--- START ---

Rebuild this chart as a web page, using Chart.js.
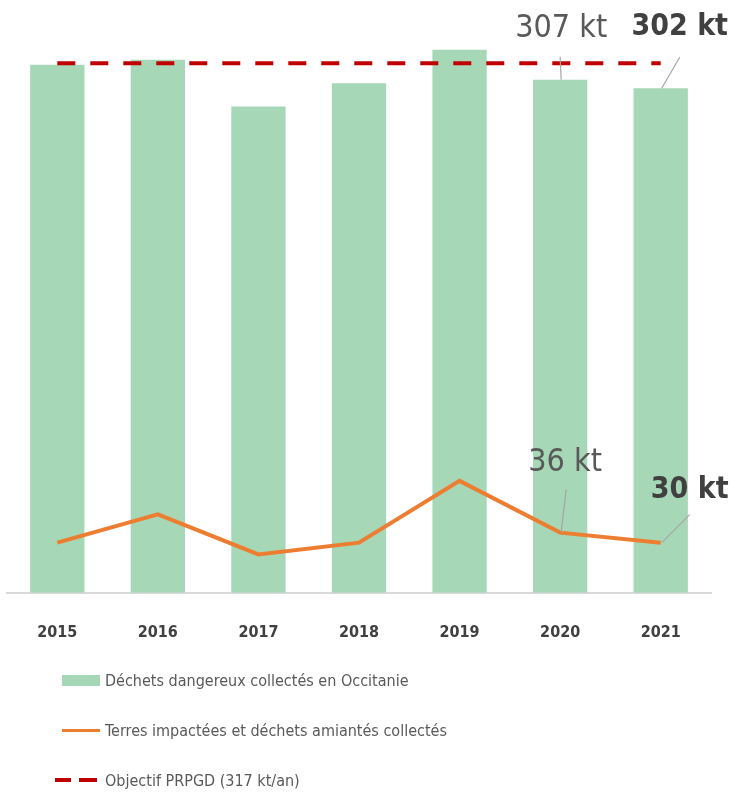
<!DOCTYPE html>
<html>
<head>
<meta charset="utf-8">
<script src="https://cdn.jsdelivr.net/npm/chart.js@4.4.1/dist/chart.umd.min.js"></script>
<style>
  body { margin: 0; background: #fff; font-family: "DejaVu Sans Condensed", "DejaVu Sans", sans-serif; }
  #wrap { position: relative; width: 733px; height: 795px; }
  #legend { position: absolute; left: 62px; top: 655px; color: #595959; font-size: 16px; }
  .item { display: flex; align-items: center; height: 50px; }
  .sw { width: 43px; display: flex; align-items: center; justify-content: flex-start; }
</style>
</head>
<body>
<div id="wrap">
  <canvas id="chart" width="733" height="676"></canvas>
  <div id="legend"></div>
</div>
<script>
const years = ['2015', '2016', '2017', '2018', '2019', '2020', '2021'];
const dechets = [316, 319, 291, 305, 325, 307, 302];
const terres = [30, 47, 23, 30, 67, 36, 30];
const objectif = [317, 317, 317, 317, 317, 317, 317];

const labelBars = 'Déchets dangereux collectés en Occitanie';
const labelLine = 'Terres impactées et déchets amiantés collectés';
const labelObj = 'Objectif PRPGD (317 kt/an)';

const green = 'rgb(166, 215, 183)';
const orange = '#ed7d31';
const red = '#c00000';
const fontFam = '"DejaVu Sans Condensed", "DejaVu Sans", sans-serif';

// labels on the last two years, offsets from the point
const callouts = [
  { ds: 0, idx: 5, text: '307 kt', bold: false, dx: 1, dy: -51, lx: 0, ly: -23, size: 32 },
  { ds: 0, idx: 6, text: '302 kt', bold: true, dx: 19, dy: -61, lx: 19, ly: -31, size: 30 },
  { ds: 1, idx: 5, text: '36 kt', bold: false, dx: 5, dy: -70, lx: 6, ly: -43, size: 32 },
  { ds: 1, idx: 6, text: '30 kt', bold: true, dx: 29, dy: -52, lx: 29, ly: -28, size: 30 }
];

const calloutPlugin = {
  id: 'callouts',
  afterDatasetsDraw(chart) {
    const ctx = chart.ctx;
    ctx.save();
    callouts.forEach(function (c) {
      const el = chart.getDatasetMeta(c.ds).data[c.idx];
      const px = el.x, py = el.y;
      ctx.strokeStyle = '#a6a6a6';
      ctx.lineWidth = 1.2;
      ctx.beginPath();
      ctx.moveTo(px + c.lx, py + c.ly);
      ctx.lineTo(px + 1, py);
      ctx.stroke();
      ctx.font = (c.bold ? 'bold ' : '') + c.size + 'px ' + fontFam;
      ctx.fillStyle = c.bold ? '#404040' : '#595959';
      ctx.textAlign = 'center';
      ctx.textBaseline = 'middle';
      ctx.fillText(c.text, px + c.dx, py + c.dy);
    });
    ctx.restore();
  }
};

const chart = new Chart(document.getElementById('chart'), {
  type: 'bar',
  data: {
    labels: years,
    datasets: [
      {
        type: 'bar',
        label: labelBars,
        data: dechets,
        backgroundColor: green,
        barPercentage: 0.54,
        categoryPercentage: 1,
        order: 3
      },
      {
        type: 'line',
        label: labelLine,
        data: terres,
        borderColor: orange,
        borderWidth: 4,
        pointRadius: 0,
        tension: 0,
        order: 2
      },
      {
        type: 'line',
        label: labelObj,
        data: objectif,
        borderColor: red,
        borderWidth: 4,
        borderDash: [18, 15],
        pointRadius: 0,
        order: 1
      }
    ]
  },
  options: {
    responsive: false,
    animation: false,
    layout: { padding: { left: 7, right: 22, top: 8, bottom: 12 } },
    plugins: {
      legend: { display: false },
      tooltip: { enabled: false }
    },
    scales: {
      x: {
        grid: { display: false },
        border: { display: true, color: '#d9d9d9', width: 2 },
        ticks: {
          padding: 22,
          color: '#404040',
          font: { family: fontFam, size: 16, weight: 'bold' }
        }
      },
      y: {
        display: false,
        min: 0,
        max: 350
      }
    }
  },
  plugins: [calloutPlugin]
});

// legend as html list
const legend = document.getElementById('legend');
const items = [
  { text: labelBars, sw: '<div style="width:38px;height:11px;background:' + green + '"></div>' },
  { text: labelLine, sw: '<div style="width:38px;height:3px;background:' + orange + '"></div>' },
  { text: labelObj, sw: '<div style="display:flex;gap:8px;margin-left:-7px"><div style="width:16px;height:4px;background:' + red + '"></div><div style="width:18px;height:4px;background:' + red + '"></div></div>' }
];
items.forEach(function (it) {
  const row = document.createElement('div');
  row.className = 'item';
  row.innerHTML = '<div class="sw">' + it.sw + '</div><span>' + it.text + '</span>';
  legend.appendChild(row);
});
</script>
</body>
</html>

--- END ---

Every line from the start of the listing above through the line with "const labelObj = 'Objectif" should be repeated exactly; skip the pictures and add nothing else.

__Answer to the exercise__.
Rebuild this chart as a web page, using Chart.js.
<!DOCTYPE html>
<html>
<head>
<meta charset="utf-8">
<script src="https://cdn.jsdelivr.net/npm/chart.js@4.4.1/dist/chart.umd.min.js"></script>
<style>
  body { margin: 0; background: #fff; font-family: "DejaVu Sans Condensed", "DejaVu Sans", sans-serif; }
  #wrap { position: relative; width: 733px; height: 795px; }
  #legend { position: absolute; left: 62px; top: 655px; color: #595959; font-size: 16px; }
  .item { display: flex; align-items: center; height: 50px; }
  .sw { width: 43px; display: flex; align-items: center; justify-content: flex-start; }
</style>
</head>
<body>
<div id="wrap">
  <canvas id="chart" width="733" height="676"></canvas>
  <div id="legend"></div>
</div>
<script>
const years = ['2015', '2016', '2017', '2018', '2019', '2020', '2021'];
const dechets = [316, 319, 291, 305, 325, 307, 302];
const terres = [30, 47, 23, 30, 67, 36, 30];
const objectif = [317, 317, 317, 317, 317, 317, 317];

const labelBars = 'Déchets dangereux collectés en Occitanie';
const labelLine = 'Terres impactées et déchets amiantés collectés';
const labelObj = 'Objectif PRPGD (317 kt/an)';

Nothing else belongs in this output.